Policymakers need data to make informed decisions. Local governments need data to justify policies like bans on single-use plastics. Federal agencies need information to set the conservation guidelines that protect endangered species. Data are also required to report on progress towards international policy targets, like the UN Sustainable Development Goals (SDGs).
But worldwide, we don’t have enough data to understand the current state of our environment, or effectively evaluate the impact of interventions. In 2018, Washington, DC banned plastic drinking straws while citing evidence that 3,500 straws were picked up during Potomac Watershed and Earth Day cleanup campaigns. But raw data are not openly available to evaluate the effectiveness of this ban or understand the value of banning straws over other single-use plastics. A federal review across air, water, land, built, and sociodemographic environments found both general data gaps and spatial and temporal bias across all domains.
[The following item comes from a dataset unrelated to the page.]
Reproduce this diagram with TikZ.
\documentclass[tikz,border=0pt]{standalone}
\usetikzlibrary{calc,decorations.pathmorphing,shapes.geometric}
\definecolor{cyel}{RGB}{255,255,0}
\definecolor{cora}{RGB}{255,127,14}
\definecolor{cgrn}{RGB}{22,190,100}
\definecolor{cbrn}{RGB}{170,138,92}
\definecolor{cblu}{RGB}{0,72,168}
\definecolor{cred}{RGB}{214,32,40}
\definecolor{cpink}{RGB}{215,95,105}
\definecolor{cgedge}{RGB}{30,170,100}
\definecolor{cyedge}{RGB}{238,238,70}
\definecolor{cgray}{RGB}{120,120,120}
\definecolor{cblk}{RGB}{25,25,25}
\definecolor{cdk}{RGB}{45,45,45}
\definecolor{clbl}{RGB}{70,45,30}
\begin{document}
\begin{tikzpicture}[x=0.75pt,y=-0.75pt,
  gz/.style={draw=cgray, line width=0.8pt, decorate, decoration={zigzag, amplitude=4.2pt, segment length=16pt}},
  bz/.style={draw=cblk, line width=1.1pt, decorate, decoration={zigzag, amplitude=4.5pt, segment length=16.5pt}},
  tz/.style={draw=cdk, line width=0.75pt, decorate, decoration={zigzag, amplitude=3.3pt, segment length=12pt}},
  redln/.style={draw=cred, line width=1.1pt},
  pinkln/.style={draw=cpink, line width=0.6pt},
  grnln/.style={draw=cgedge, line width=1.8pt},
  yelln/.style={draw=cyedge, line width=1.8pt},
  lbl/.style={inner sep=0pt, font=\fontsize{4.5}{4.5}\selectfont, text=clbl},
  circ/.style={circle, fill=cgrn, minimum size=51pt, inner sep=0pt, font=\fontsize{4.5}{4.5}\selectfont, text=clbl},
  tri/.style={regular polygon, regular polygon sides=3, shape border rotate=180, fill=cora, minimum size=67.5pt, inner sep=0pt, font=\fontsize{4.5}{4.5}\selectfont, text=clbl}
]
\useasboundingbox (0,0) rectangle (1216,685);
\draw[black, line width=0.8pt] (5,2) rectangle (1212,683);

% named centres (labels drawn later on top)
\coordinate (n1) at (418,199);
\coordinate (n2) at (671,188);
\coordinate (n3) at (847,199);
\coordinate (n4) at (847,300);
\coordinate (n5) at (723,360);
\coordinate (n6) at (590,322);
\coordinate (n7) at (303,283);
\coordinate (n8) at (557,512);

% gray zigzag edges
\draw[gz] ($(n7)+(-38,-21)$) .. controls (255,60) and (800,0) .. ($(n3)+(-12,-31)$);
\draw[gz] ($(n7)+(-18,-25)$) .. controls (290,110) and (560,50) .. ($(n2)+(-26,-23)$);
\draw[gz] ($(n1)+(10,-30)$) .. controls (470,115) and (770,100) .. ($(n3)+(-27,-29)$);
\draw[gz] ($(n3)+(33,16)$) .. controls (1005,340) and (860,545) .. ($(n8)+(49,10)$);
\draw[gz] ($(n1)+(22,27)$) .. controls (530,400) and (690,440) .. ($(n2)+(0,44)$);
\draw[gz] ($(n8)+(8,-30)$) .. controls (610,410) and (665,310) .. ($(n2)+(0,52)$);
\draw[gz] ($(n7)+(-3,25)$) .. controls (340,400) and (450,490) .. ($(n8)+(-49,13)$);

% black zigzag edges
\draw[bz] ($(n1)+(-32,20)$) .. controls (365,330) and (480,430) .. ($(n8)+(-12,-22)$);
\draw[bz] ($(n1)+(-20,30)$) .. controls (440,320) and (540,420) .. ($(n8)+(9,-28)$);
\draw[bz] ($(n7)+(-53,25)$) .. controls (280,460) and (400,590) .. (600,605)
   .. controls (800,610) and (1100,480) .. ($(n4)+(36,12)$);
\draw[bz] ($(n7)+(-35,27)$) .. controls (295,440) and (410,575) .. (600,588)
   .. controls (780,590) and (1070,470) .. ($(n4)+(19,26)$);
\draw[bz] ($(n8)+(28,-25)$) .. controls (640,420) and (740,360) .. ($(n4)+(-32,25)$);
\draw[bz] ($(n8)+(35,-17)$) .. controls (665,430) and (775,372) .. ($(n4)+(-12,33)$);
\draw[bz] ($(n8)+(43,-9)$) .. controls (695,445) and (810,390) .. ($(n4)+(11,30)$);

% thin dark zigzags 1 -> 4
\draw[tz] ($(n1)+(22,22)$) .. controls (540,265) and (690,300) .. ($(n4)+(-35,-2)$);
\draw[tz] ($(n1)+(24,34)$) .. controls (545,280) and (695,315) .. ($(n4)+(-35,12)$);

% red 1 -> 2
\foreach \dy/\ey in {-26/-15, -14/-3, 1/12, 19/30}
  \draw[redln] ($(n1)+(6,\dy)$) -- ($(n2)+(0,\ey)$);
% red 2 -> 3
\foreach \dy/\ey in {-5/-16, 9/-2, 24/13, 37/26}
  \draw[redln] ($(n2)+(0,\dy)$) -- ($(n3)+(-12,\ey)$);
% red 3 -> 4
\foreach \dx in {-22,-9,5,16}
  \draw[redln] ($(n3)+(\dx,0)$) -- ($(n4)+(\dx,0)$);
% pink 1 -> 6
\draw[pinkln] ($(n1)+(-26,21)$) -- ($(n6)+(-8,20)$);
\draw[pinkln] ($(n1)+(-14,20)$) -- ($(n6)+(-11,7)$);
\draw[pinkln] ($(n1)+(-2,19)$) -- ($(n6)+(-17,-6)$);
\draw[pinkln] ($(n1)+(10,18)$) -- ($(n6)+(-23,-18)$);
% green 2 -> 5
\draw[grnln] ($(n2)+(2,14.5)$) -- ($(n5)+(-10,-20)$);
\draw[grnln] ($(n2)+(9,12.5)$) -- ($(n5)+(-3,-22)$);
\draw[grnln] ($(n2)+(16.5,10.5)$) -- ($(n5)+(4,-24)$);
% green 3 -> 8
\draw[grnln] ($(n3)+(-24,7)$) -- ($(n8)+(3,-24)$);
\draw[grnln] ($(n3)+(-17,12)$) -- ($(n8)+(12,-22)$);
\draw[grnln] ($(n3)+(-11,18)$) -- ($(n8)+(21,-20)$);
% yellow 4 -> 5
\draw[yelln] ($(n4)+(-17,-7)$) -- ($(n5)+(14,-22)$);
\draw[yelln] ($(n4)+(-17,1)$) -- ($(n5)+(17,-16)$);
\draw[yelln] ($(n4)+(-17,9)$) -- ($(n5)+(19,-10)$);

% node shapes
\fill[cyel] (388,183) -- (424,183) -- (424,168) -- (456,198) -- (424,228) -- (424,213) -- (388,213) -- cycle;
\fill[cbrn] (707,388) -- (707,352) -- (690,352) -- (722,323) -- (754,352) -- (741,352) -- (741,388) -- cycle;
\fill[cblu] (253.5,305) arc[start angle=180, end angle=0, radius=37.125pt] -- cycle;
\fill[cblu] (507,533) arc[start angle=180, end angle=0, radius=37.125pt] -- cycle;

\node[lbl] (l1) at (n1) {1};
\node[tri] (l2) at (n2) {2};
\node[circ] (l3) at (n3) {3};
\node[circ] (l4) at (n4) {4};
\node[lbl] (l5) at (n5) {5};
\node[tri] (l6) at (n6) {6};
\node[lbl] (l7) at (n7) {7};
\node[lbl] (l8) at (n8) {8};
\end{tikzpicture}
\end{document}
Internationally, we lack enough information to track global progress against 68% of the 93 environmental Sustainable Development Goals.
Some additional data exist but are not yet open and Findable, Accessible, Interoperable, and Reusable (FAIR). To fill data gaps, we can open and remediate existing data, while using standards to collect new data through innovative methodologies that augment traditional reporting. Citizen science is one promising approach where members of the public voluntarily contribute to scientific research. By collecting information on scales and resolutions not achievable through professional activities alone, citizen science can help fill data gaps while engaging and educating public volunteers. A wealth of citizen science data already exists, though not all of it is open or FAIR. In addition, innovations in technology- like mobile applications (apps) and low-cost sensors for data collection, or data integration, visualization, and analysis tools- can support new data collection activities.